Mofokeng argues that abortion, prostitution, and non-disclosure of HIV status to sexual partners may pose “no actual or potential harm” and that laws criminalizing such conduct are part of the legacy of “harmful norms and policies” spread by colonialism. That legacy, she says, is still at work in “global dominance of corporations, largely headquartered in the global North while operating in the global South” that manufacture and sell alcohol, tobacco, unhealthy foods, and harm the environment.
Mofokeng argues above all against criminalization. “Law and policy can themselves become a conduit to harm, by either enhancing or generating it” she argued. “A legal framework that is over reliant on criminal law has fueled stigmatization and marginalization against individuals engaged in sex work and in the context of abortion, and same-sex relations, as well as in cases of HIV transmission, exposure and non-disclosure.” Criminal laws, in particular, have “a profoundly negative impact on minorities, women and girls, LGBTIQA+ persons, sex workers, migrants and people living with HIV/AIDS, among other population groups,” her report states.

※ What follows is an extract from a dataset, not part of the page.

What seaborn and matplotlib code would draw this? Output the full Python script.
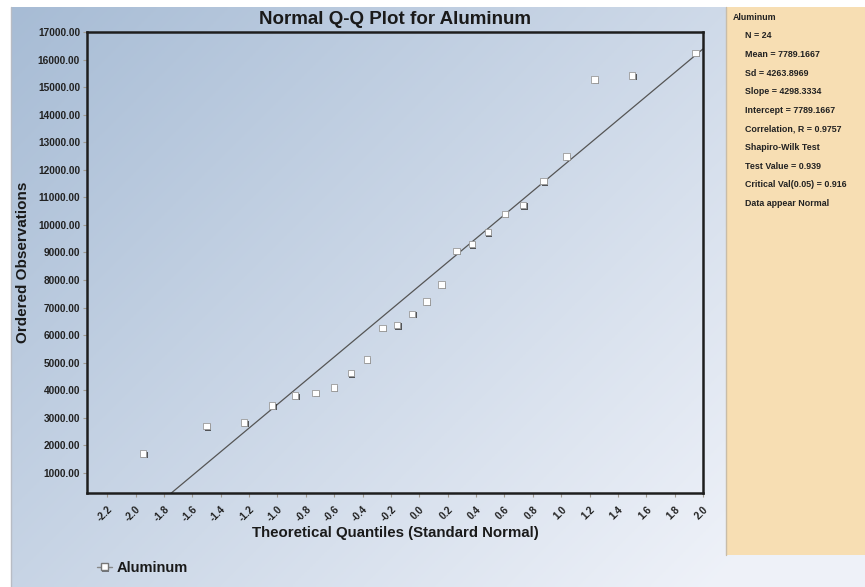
import numpy as np
import pandas as pd
import seaborn as sns
import matplotlib
matplotlib.use("Agg")
import matplotlib.pyplot as plt
from matplotlib.patches import Rectangle
from matplotlib.lines import Line2D
import matplotlib.patheffects as pe

# ---------------- data ----------------
theoretical_quantiles = [-1.947, -1.499, -1.236, -1.039, -0.875, -0.732, -0.603, -0.483,
                         -0.370, -0.261, -0.156, -0.052, 0.052, 0.156, 0.261, 0.370,
                         0.483, 0.603, 0.732, 0.875, 1.039, 1.236, 1.499, 1.947]
ordered_observations = [1707, 2697, 2832, 3449, 3811, 3910, 4102, 4621,
                        5118, 6268, 6362, 6776, 7222, 7839, 9062, 9301,
                        9736, 10404, 10716, 11587, 12483, 15277, 15422, 16246]
slope = 4298.3334
intercept = 7789.1667
series_name = "Aluminum"
y_ticks = [1000, 2000, 3000, 4000, 5000, 6000, 7000, 8000, 9000, 10000,
           11000, 12000, 13000, 14000, 15000, 16000, 17000]
x_ticks = [-2.2, -2.0, -1.8, -1.6, -1.4, -1.2, -1.0, -0.8, -0.6, -0.4, -0.2,
           0.0, 0.2, 0.4, 0.6, 0.8, 1.0, 1.2, 1.4, 1.6, 1.8, 2.0]
stats_lines = ["N = 24", "Mean = 7789.1667", "Sd = 4263.8969", "Slope = 4298.3334",
               "Intercept = 7789.1667", "Correlation, R = 0.9757", "Shapiro-Wilk Test",
               "Test Value = 0.939", "Critical Val(0.05) = 0.916", "Data appear Normal"]

df = pd.DataFrame({"q": theoretical_quantiles, "obs": ordered_observations})

W, H = 865, 587
sns.set_theme(style="white")
plt.rcParams['font.family'] = ['Liberation Sans', 'DejaVu Sans']

fig = plt.figure(figsize=(W / 100, H / 100), dpi=100)
fig.patch.set_facecolor("white")

def fx(px):
    return px / W

def fy(py):
    return 1 - py / H

# background gradient (full width below top strip)
bg = fig.add_axes([fx(11), 0, fx(W - 11), 1 - 7 / H])
bg.set_axis_off()
gx = np.linspace(0, 1, 300)
gy = np.linspace(0, 1, 200)
GX, GY = np.meshgrid(gx, gy)
t = np.clip(0.55 * GX * 1.2 + 0.45 * GY, 0, 1)
c0 = np.array([0.655, 0.737, 0.835])
c1 = np.array([0.937, 0.949, 0.976])
img = c0[None, None, :] * (1 - t[..., None]) + c1[None, None, :] * t[..., None]
bg.imshow(img, aspect="auto", extent=[0, 1, 1, 0], origin="upper")
bg.set_xlim(0, 1)
bg.set_ylim(1, 0)
fig.add_artist(Line2D([fx(10.5), fx(10.5)], [0, fy(7)], color="#b8bcc4", lw=1))

# side panel
fig.add_artist(Rectangle((fx(726), fy(555)), fx(865 - 726), (555 - 7) / H,
                         transform=fig.transFigure, facecolor="#f7deb3",
                         edgecolor="none", zorder=1))
fig.add_artist(Line2D([fx(726), fx(726)], [fy(555), fy(7)], color="#c8bca8", lw=1))
fig.text(fx(733), fy(17), series_name, fontsize=6.4, fontweight="bold",
         va="center", ha="left", color="#222222")
for i, s in enumerate(stats_lines):
    fig.text(fx(745), fy(36 + i * 18.6), s, fontsize=6.4, fontweight="bold",
             va="center", ha="left", color="#222222")

# main axes
ax = fig.add_axes([fx(87), fy(493), fx(703 - 87), (493 - 32) / H])
ax.set_facecolor("none")
xmin, xmax = -2.343, 2.0
ymin, ymax = 274, 17000

xl = np.array([xmin, xmax])
ax.plot(xl, intercept + slope * xl, color="#555555", lw=0.9, zorder=2)

sns.scatterplot(data=df, x="q", y="obs", marker="s", s=22, color="white",
                edgecolor="#9a9a9a", linewidth=0.6, ax=ax, zorder=3,
                path_effects=[pe.withSimplePatchShadow(offset=(1, -1), shadow_rgbFace="#333333", alpha=0.8)])

ax.set_xlim(xmin, xmax)
ax.set_ylim(ymin, ymax)
ax.set_xticks(x_ticks)
ax.set_xticklabels([f"{v:.1f}" for v in x_ticks], rotation=45, ha="right",
                   rotation_mode="anchor", fontsize=7.3, fontweight="bold")
ax.set_yticks(y_ticks)
ax.set_yticklabels([f"{v:.2f}" for v in y_ticks], fontsize=7.3, fontweight="bold")
ax.tick_params(axis="both", which="both", length=3, width=0.8, color="#a09a90",
               pad=2, labelcolor="#222222", bottom=True, left=True)
ax.tick_params(axis="x", pad=5)
for sp in ax.spines.values():
    sp.set_visible(True)
    sp.set_color("#1e1e1e")
    sp.set_linewidth(1.8)

ax.set_xlabel("Theoretical Quantiles (Standard Normal)", fontsize=10.8, fontweight="bold",
              color="#1a1a1a")
ax.xaxis.set_label_coords(0.5, -(533 - 493) / (493 - 32))
ax.xaxis.label.set_va("center")
ax.set_ylabel("Ordered Observations", fontsize=11, fontweight="bold", color="#1a1a1a")
ax.yaxis.set_label_coords(-(87 - 23) / (703 - 87), 0.5)
ax.yaxis.label.set_va("center")

fig.text(fx(395), fy(19), "Normal Q-Q Plot for Aluminum", fontsize=13.5, fontweight="bold",
         ha="center", va="center", color="#1a1a1a")

# legend
handle = Line2D([], [], color="#888888", lw=1, marker="s", markersize=5,
                markerfacecolor="white", markeredgecolor="#777777",
                path_effects=[pe.withSimplePatchShadow(offset=(1, -1), shadow_rgbFace="#333333", alpha=0.6)])
leg = fig.legend([handle], [series_name], loc="center left",
                 bbox_to_anchor=(fx(97), fy(568)), frameon=False, handlelength=1.0,
                 handletextpad=0.35, borderaxespad=0, borderpad=0,
                 prop={"weight": "bold", "size": 10.5})
for txt in leg.get_texts():
    txt.set_color("#1a1a1a")

fig.savefig("out.png", dpi=100, facecolor=fig.get_facecolor())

Governments have an obligation to mitigate harm as part of a “human rights approach,” including by decriminalizing conducts like drug use, prostitution, abortion. She argues that in the case of prostitution, governments must also consider “reducing policing” in order to respect the rights of prostitutes to ply their trade freely without government interference.
In regard to abortion restrictions and laws against prostitution, Mofokeng says that they pose “a severe and unjustified form of State control, generating stigma and discrimination, and constituting a human rights violation.”
Mofokeng claims also that “HIV-specific criminal laws, which criminalize HIV exposure, transmission and non-disclosure, infringe on the right to health and related rights, including the rights to privacy. Especially in the absence of factual transmission, the harms of HIV non-disclosure and exposure do not warrant criminalization.”
The opinions of UN human rights experts like Mofokeng are neither binding nor authoritative and are expected to generate controversy in the General Assembly. The report is one of over thirty reports prepared by UN human rights experts and presented to the General Assembly this Fall. The reports are prepared and reviewed annually in the third committee of the global body.
The opinions expressed about prostitution contradict the opinions expressed by other UN experts. The UN special rapporteur on violence against women, recently expressed the view that prostitution is inherently exploitative and a form of violence against women.